Questo provvedimento toglie un alibi a quei gestori come, per esempio, Tele2 che – con la motivazione di dover pagare l’ex monopolista per tutta la durata del contratto – pretendono dagli utenti finali penali salatissime.

 

Telecom inoltre, ai suoi utenti diretti, per il recesso entro i primi 12 mesi di contratto, pretende il pagamento di 48 euro.

 

Il decreto Bersani-bis, però, prevede la facoltà per i contraenti (quindi chiunque, consumatore senza partita Iva o impresa) di recedere dal contratto con un preavviso non superiore a trenta giorni e senza spese non giustificate da costi dell’operatore. I 48 euro di Telecom – che non sono spiccioli – sono costi o penale per mancato guadagno?

 

L’Autorità per le Garanzie nelle Comunicazioni (Agcom) sta già valutando le modalità di applicazione del decreto. Purtroppo i tempi sono lunghi e concorrono a generare sfiducia negli utenti che  continuano ad avere a che fare con il muro di gomma degli operatori. Invece è essenziale che i consumatori abbiano sin da subito la percezione che le cose stanno cambiando, altrimenti la novità del decreto Bersani finirà nel dimenticatoio. La confusione è enorme e tutti gli operatori se ne stanno approfittando, interpretando il decreto solo nel modo a loro più conveniente.

 

Il problema, inoltre, non è solo per l’Adsl, ma, per esempio, la rimodulazione della tariffa Wind 10 in Wind 12, e tutti i vari aumenti che violano il codice del consumo.

 

Per questo, spiega Aduc, “Abbiamo già invitato l’Agcom a intervenire, ma lo rifacciamo invocando l’urgenza, anche perchè dopo che migliaia di contraenti si sono opposti agli aumenti tariffari e alle nuove penali tramite messa in mora, il passo successivo sarà quello conciliativo e giudiziario, con un intasamento terrificante”.

 

Gli uffici di conciliazione dei Corecom saranno invasi inutilmente, perchè è prevedibile che – vigente la libera interpretazione delle norme – nessun gestore concilierà.
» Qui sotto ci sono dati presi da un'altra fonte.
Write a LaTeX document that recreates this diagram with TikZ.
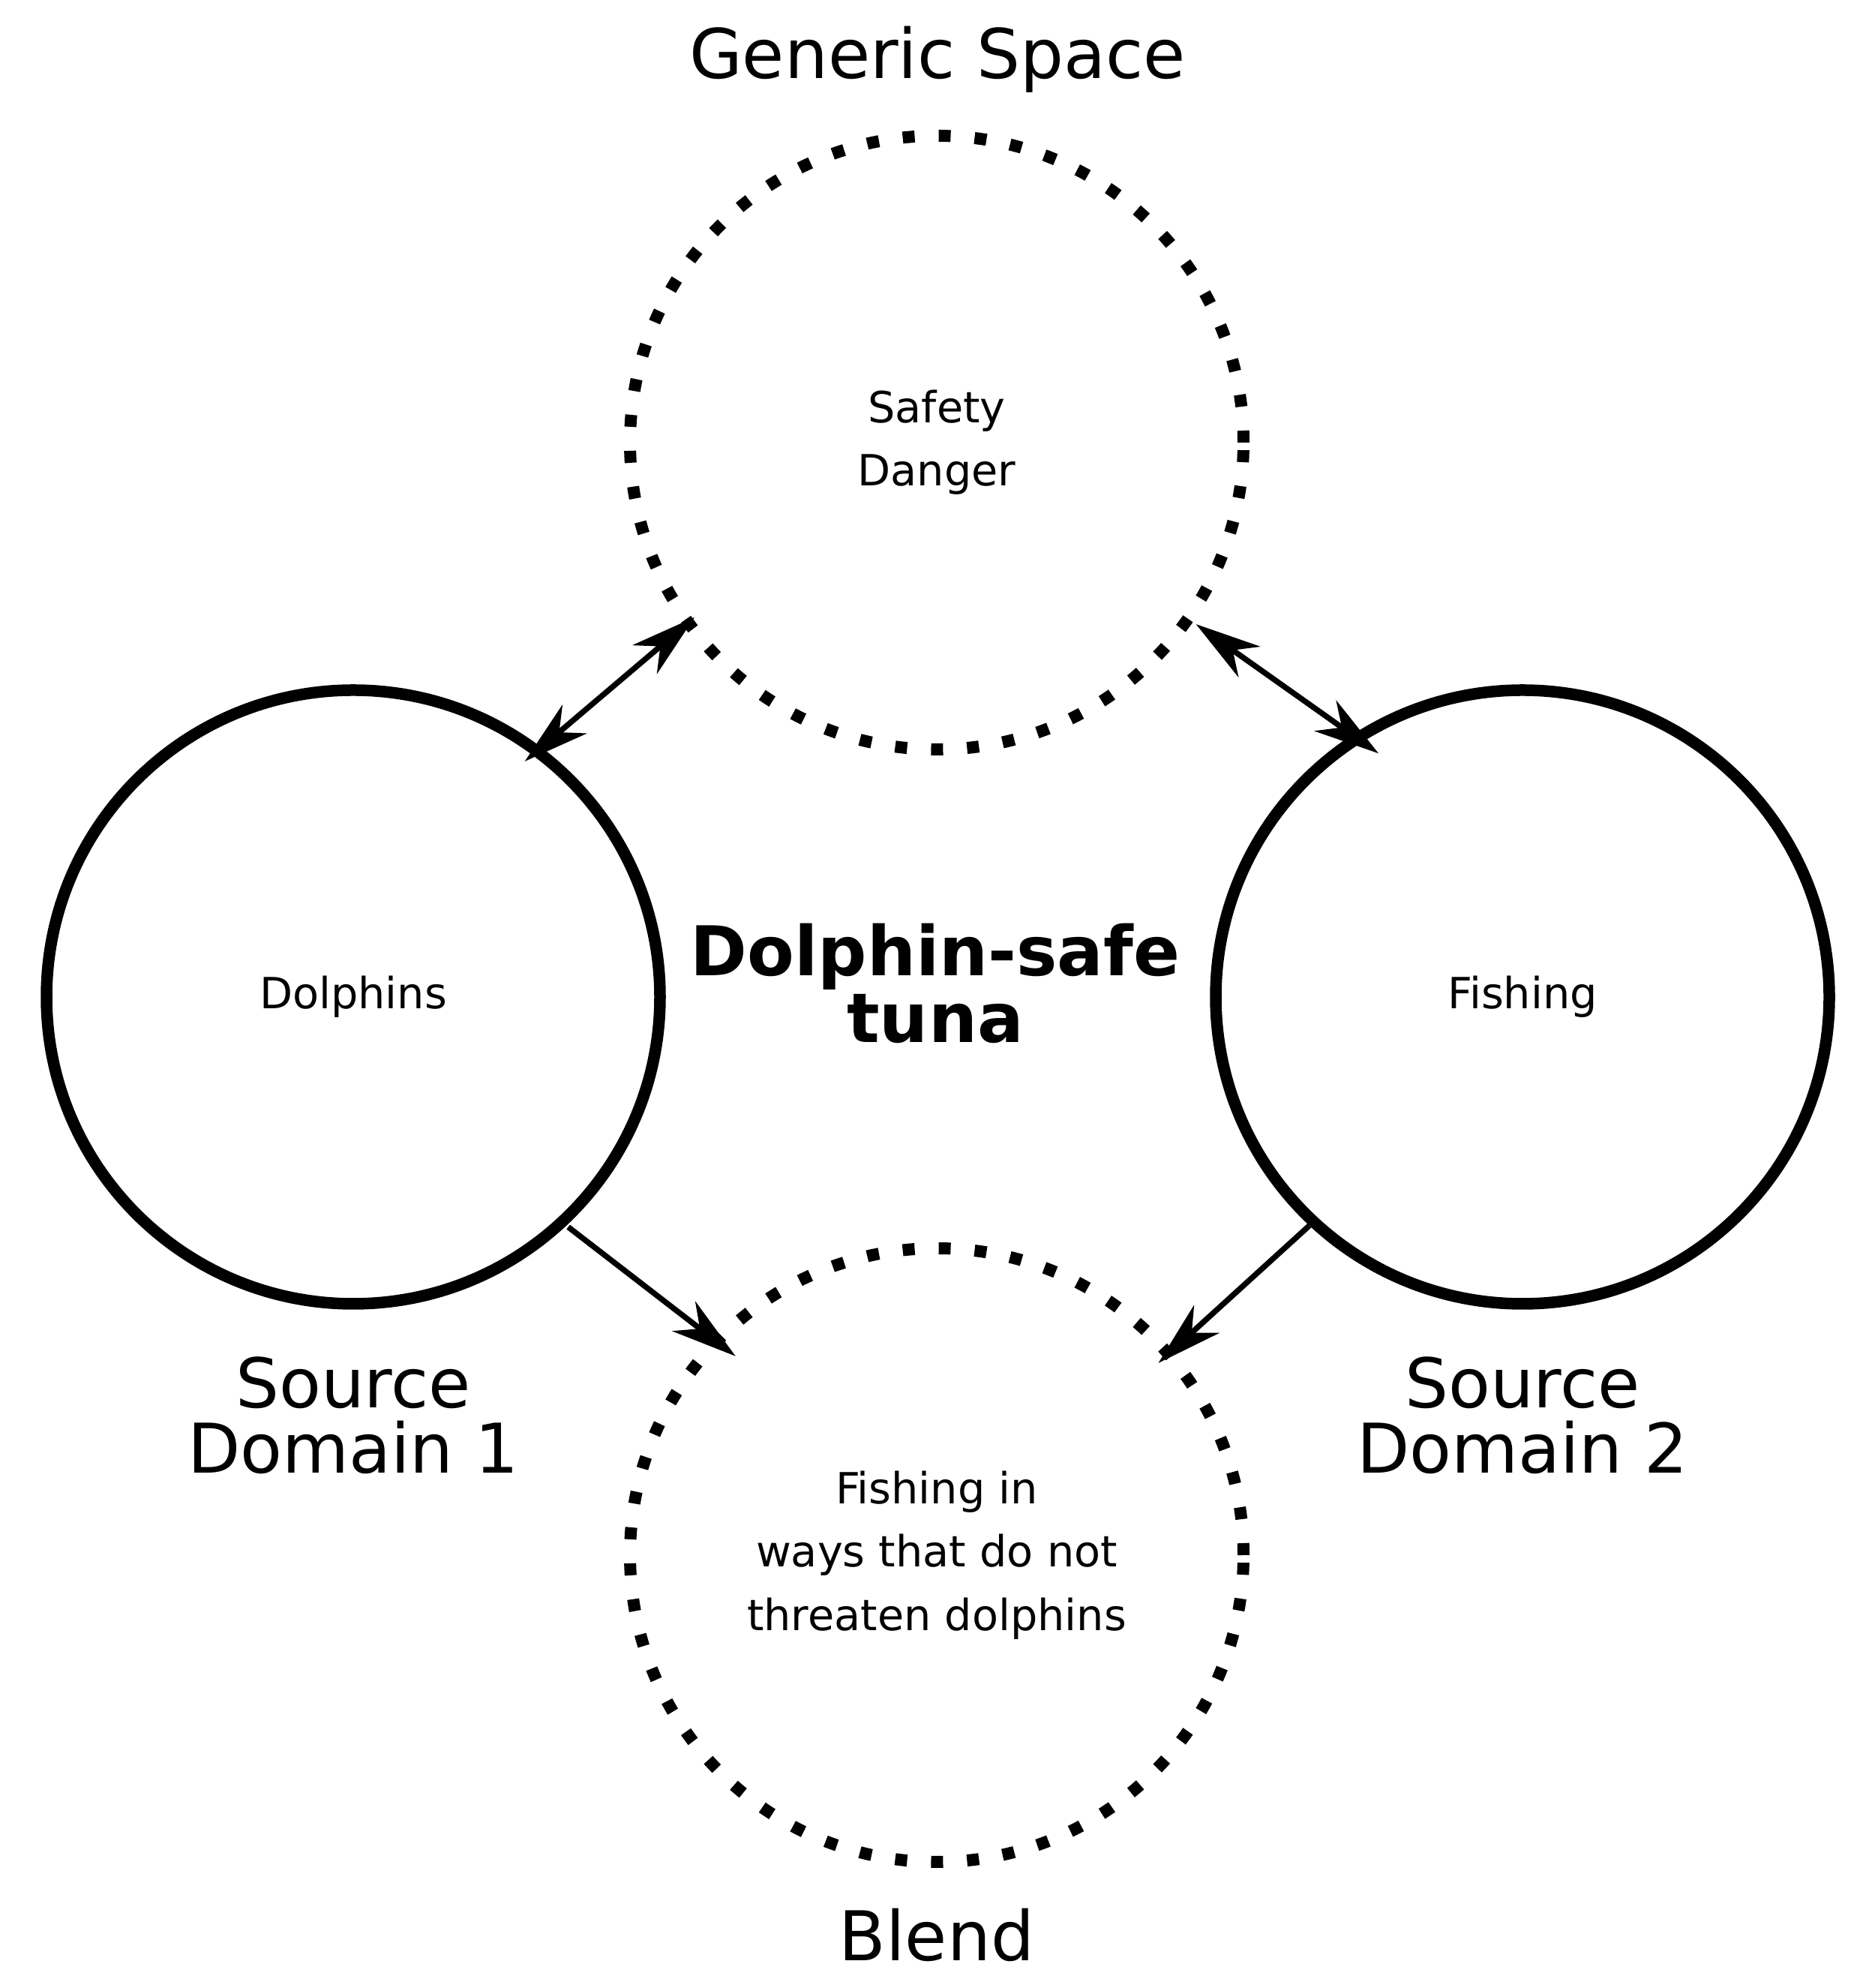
\documentclass[tikz,border=0pt]{standalone}
\usepackage{fontspec}
\setmainfont{DejaVu Sans}
\usetikzlibrary{arrows.meta}
\tikzset{
  domainv/.style={circle,draw,line width=0.155cm,minimum size=8.18cm,inner sep=0pt},
  spacev/.style={circle,draw,line width=0.16cm,dash pattern=on 0.16cm off 0.32cm,minimum size=8.18cm,inner sep=0pt},
  intext/.style={align=center,font=\fontsize{16.3}{24}\selectfont},
  bigtext/.style={align=center,anchor=base,font=\fontsize{26}{25}\selectfont},
  link/.style={line width=0.075cm}
}

\begin{document}
\begin{tikzpicture}[x=1cm,y=1cm,>={Stealth[length=8.7mm,width=5mm,inset=2.7mm]}]
  \useasboundingbox (0,0) rectangle (25,26.5);
  \node[spacev,intext] (gen) at (12.49,20.60) {Safety\\Danger};
  \node[domainv,intext] (src1) at (4.71,13.21) {Dolphins};
  \node[domainv,intext] (src2) at (20.30,13.21) {Fishing};
  \node[spacev,intext] (blend) at (12.49,5.77) {Fishing in\\ways that do not\\threaten dolphins};

  \node[bigtext] (genlab) at (12.5,25.45) {Generic Space};
  \node[bigtext] (src1lab) at (4.71,6.86) {Source\\Domain 1};
  \node[bigtext] (src2lab) at (20.30,6.86) {Source\\Domain 2};
  \node[bigtext] (blendlab) at (12.49,0.37) {Blend};
  \node[bigtext,font=\fontsize{26}{25.6}\selectfont\bfseries] (title) at (12.47,12.60) {Dolphin-safe\\tuna};

  \draw[link,<->,shorten <=-0.29cm,shorten >=-0.19cm] (src1.53.5) -- (gen.216.7);
  \draw[link,<->,shorten <=0.05cm,shorten >=-0.43cm] (gen.325.6) -- (src2.123.6);
  \draw[link,->,shorten <=0.03cm,shorten >=-0.40cm] (src1.313.8) -- (blend.136.2);
  \draw[link,->,shorten >=-0.26cm] (src2.227.6) -- (blend.41.9);
\end{tikzpicture}
\end{document}
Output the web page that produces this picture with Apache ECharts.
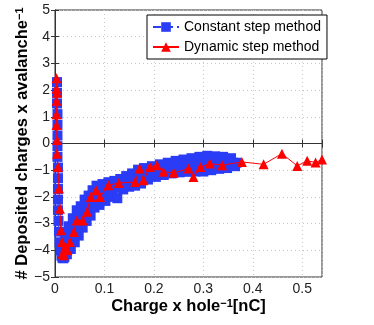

Il passo successivo, per chi non si sarà perso per strada causa sfinimento e/o sconvenienza economica rispetto al valore della contesa, sarà il giudice di pace: altro e peggiore intasamento, con tempi giurassici dove, però, almeno ci sarà un giudice che deciderà se le norme sono state rispettate o violate.

 

L’Agcom vuole bloccare questa ennesima follia della liberalizzazione italiana?